Friday, July 1, 2011
Lemon Verbena Ice Cream
On a recent respite at the home of some dear friends up in the beautiful rambling hills overlooking Berkeley, I had the wonderful experience of roaming a yard full of gorgeous roses, fruit trees, grape vines and lots and lots of beautiful plants. Along the edge of the garden I discovered some lovely lemon verbena. Oh, what a find! If you have lemon verbena in your midst, just pick a leaf, bend it in your fingers and you are suddenly immersed in a wonderful lemony scent reminiscent of lemongrass along with the slight sensation of the coolness of mint. It’s a very soothing aroma. And since I love Lemon Verbena Ice Cream, I was in heaven.
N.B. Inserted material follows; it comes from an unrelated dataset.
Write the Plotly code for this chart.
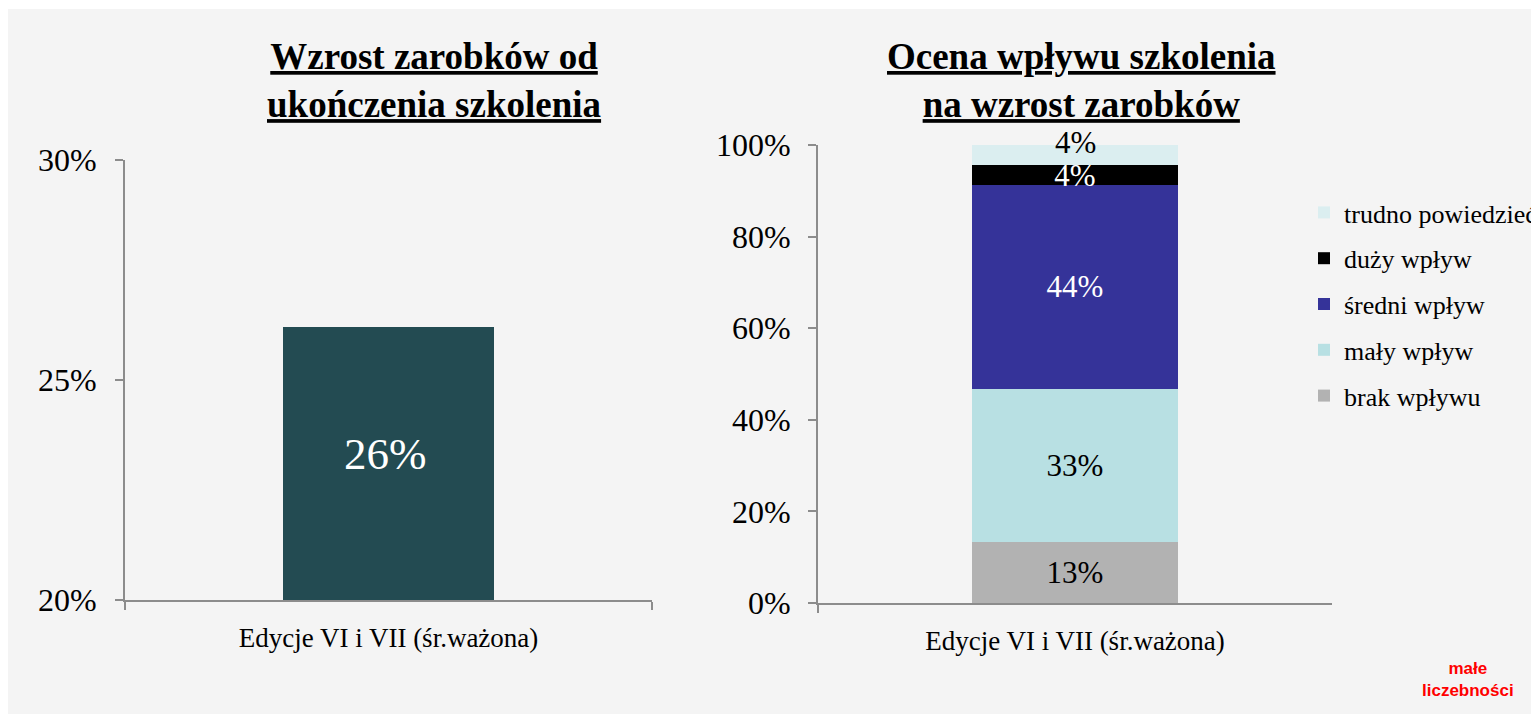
import plotly.graph_objects as go

W, H = 1531, 714

# ---- data ----
category = ["Edycje VI i VII (śr.ważona)"]
growth_values = [26.2]

impact_names = ["brak wpływu", "mały wpływ", "średni wpływ", "duży wpływ", "trudno powiedzieć"]
impact_values = [13.4, 33.4, 44.4, 4.4, 4.4]
impact_colors = ["#b2b2b2", "#b8e0e3", "#353399", "#000000", "#dbeef0"]
impact_text_colors = ["#000000", "#000000", "#ffffff", "#ffffff", "#000000"]

left_ticks = [20, 25, 30]
left_ticktext = ["20%", "25%", "30%"]
right_ticks = [0, 20, 40, 60, 80, 100]
right_ticktext = ["0%", "20%", "40%", "60%", "80%", "100%"]

title_left = ["Wzrost zarobków od", "ukończenia szkolenia"]
title_right = ["Ocena wpływu szkolenia", "na wzrost zarobków"]
note_text = ["małe", "liczebności"]

SERIF = "Liberation Serif, Times New Roman, serif"
AXIS_COLOR = "#8c8c8c"

def px_x(x):
    return x / W

def px_y(y):
    return 1 - y / H

fig = go.Figure()

fig.add_trace(go.Bar(
    x=category, y=growth_values, width=0.4,
    marker=dict(color="#234b52", line=dict(width=0)),
    showlegend=False, xaxis="x", yaxis="y", hoverinfo="skip",
))

annotations = []
n = len(impact_names)
cum = 0.0
for i, (name, val, col, tcol) in enumerate(zip(impact_names, impact_values, impact_colors, impact_text_colors)):
    last = i == n - 1
    fig.add_trace(go.Bar(
        x=category, y=[val], name=name, width=0.4,
        marker=dict(color=col, line=dict(width=0)),
        text=None if last else [val],
        texttemplate=None if last else "%{y:.0f}%",
        textposition="inside",
        insidetextanchor="middle", constraintext="none",
        textfont=dict(family=SERIF, size=31, color=tcol),
        legendgroup=name, legendrank=n - i,
        xaxis="x2", yaxis="y2", hoverinfo="skip",
    ))
    if last:
        annotations.append(dict(
            text=f"{val:.0f}%", x=category[0], y=cum + val / 2, xref="x2", yref="y2",
            yshift=13, showarrow=False,
            font=dict(size=31, family=SERIF, color=tcol),
            xanchor="center", yanchor="middle"))
    cum += val

axis_common = dict(
    showline=True, linecolor=AXIS_COLOR, linewidth=2,
    ticks="outside", tickcolor=AXIS_COLOR, ticklen=8, tickwidth=2,
    showgrid=False, zeroline=False, automargin=False,
)

def title_html(lines):
    return "<br>".join("<b><u>" + ln + "</u></b>" for ln in lines)

annotations += [
    dict(text=f"{growth_values[0]:.0f}%", x=category[0], y=(20 + growth_values[0]) / 2,
         xref="x", yref="y", yshift=10, xshift=-3, showarrow=False,
         font=dict(size=45, family=SERIF, color="#ffffff"),
         xanchor="center", yanchor="middle"),
    dict(text=title_html(title_left),
         x=px_x(434), y=px_y(80), xref="paper", yref="paper",
         showarrow=False, font=dict(size=37, family=SERIF, color="#000000"),
         xanchor="center", yanchor="middle", align="center"),
    dict(text=title_html(title_right),
         x=px_x(1081), y=px_y(80), xref="paper", yref="paper",
         showarrow=False, font=dict(size=37, family=SERIF, color="#000000"),
         xanchor="center", yanchor="middle", align="center"),
    dict(text="<br>".join("<b>" + t + "</b>" for t in note_text),
         x=px_x(1468), y=px_y(679), xref="paper", yref="paper",
         showarrow=False, font=dict(size=17, family="Liberation Sans, Arial, sans-serif",
                                    color="#ff0000"),
         xanchor="center", yanchor="middle", align="center"),
]

fig.update_layout(
    width=W, height=H,
    margin=dict(l=0, r=0, t=0, b=0, pad=0, autoexpand=False),
    paper_bgcolor="#ffffff", plot_bgcolor="rgba(0,0,0,0)",
    barmode="stack",
    font=dict(family=SERIF, color="#000000"),
    xaxis=dict(domain=[px_x(125), px_x(652)], range=[-0.5, 0.5], anchor="y",
               tickson="boundaries", tickfont=dict(size=27, family=SERIF),
               ticklabelstandoff=13, **axis_common),
    yaxis=dict(domain=[px_y(600), px_y(160)], range=[20, 30], anchor="x",
               tickmode="array", tickvals=left_ticks, ticktext=left_ticktext,
               tickfont=dict(size=32, family=SERIF), ticklabelstandoff=12,
               **axis_common),
    xaxis2=dict(domain=[px_x(818), px_x(1332)], range=[-0.5, 0.5], anchor="y2",
                tickson="boundaries", tickfont=dict(size=27, family=SERIF),
                ticklabelstandoff=13, **axis_common),
    yaxis2=dict(domain=[px_y(603), px_y(145)], range=[0, 100], anchor="x2",
                tickmode="array", tickvals=right_ticks, ticktext=right_ticktext,
                tickfont=dict(size=32, family=SERIF), ticklabelstandoff=11,
                **axis_common),
    legend=dict(x=px_x(1304), y=px_y(189), xanchor="left", yanchor="top",
                traceorder="grouped", tracegroupgap=9,
                font=dict(size=26, family=SERIF, color="#000000"),
                bgcolor="rgba(0,0,0,0)", itemwidth=30),
    shapes=[dict(type="rect", xref="paper", yref="paper",
                 x0=px_x(8), x1=1.01, y0=-0.01, y1=px_y(9),
                 fillcolor="#f4f4f4", line=dict(width=0), layer="below")],
    annotations=annotations,
)

fig.write_html(
    "out.html",
    config={"displayModeBar": False},
    post_script="document.body.style.margin='0';document.body.style.overflow='hidden';",
)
Among all the fabulous herbal ice cream preparations, this is a very subtle and unmistakably delicious one that is very unique. If you aren’t lucky enough to have friends growing lemon verbena, you may be able to find it at your local farmer’s market right about now.
I also had the great fortune of tasting my first peach of the season and it was absolutely glorious. I pair the ice cream here with a few slices because I think the peaches echo the slightly floral aspect of the ice cream. It all makes for a really cool and decidedly delicious summer sensation.
- As the lemon verbena leaves are steeping, taste to see if the mixture has the right strength. I steeped mine for 1 hour. I also returned the leaves to the finished custard and refrigerated the ice cream base overnight. I strained out the leaves again just before placing in my ice cream machine.
- You can substitute 3 cups of half-and-half for the dairy in this recipe.
- When making the crème anglaise base for egg yolk custard ice cream, watch it closely and keep the heat on medium or medium low. Do not let the mixture boil or you will have a mess of goopy scrambled eggs. If you have an instant read thermometer, this would be a good time to use it. I tend to cook it to about 165 degrees, pull it off and keep stirring. Residual heat will usually take it to 170, which is about right. I then pour it immediately into a clean container. Just be sure to watch it very, very closely as it cooks because once it nears the right temperature of 170 - 175 degrees it continues to rise very quickly. It's trashed at 180. Like all things in pastry, lots of practice makes it easy.
Lemon Verbena Ice Cream
1 1/4 C fresh lemon verbena leaves, loosely packed (about 30 leaves)
1 1/2 C milk
1 1/2 C heavy cream
1/2 C + 1 T sugar
pinch of salt
4 egg yolks
Remove the lemon verbena leaves from the stalk. Place the milk, cream, sugar and salt in a saucepan on medium low heat, stirring to dissolve. When it begins to simmer, add the lemon verbena leaves and continue on a very low simmer for another minute. Remove from heat, cover and steep for about an hour.
Strain out the lemon verbena from the cream mixture, pressing against the leaves to extract as much liquid as possible. Warm the infused cream. Whisk the egg yolks in a bowl and slowly add the warm cream, whisking constantly. Pour the mixture back into the saucepan and cook on medium low heat, stirring continuously with a heatproof spatula and scraping the bottom of the pan. Cook until the custard leaves a clear track on the spatula when you drag your finger across it. Immediately pour the custard into a clean container and stir to cool it down. Taste for salt and add another pinch if necessary. Cool completely and then chill the custard base thoroughly, preferably overnight.
Freeze in your ice cream maker according to instructions. Pour into a clean airtight container, press a piece of plastic wrap onto the surface, cover and place in your freezer to firm up.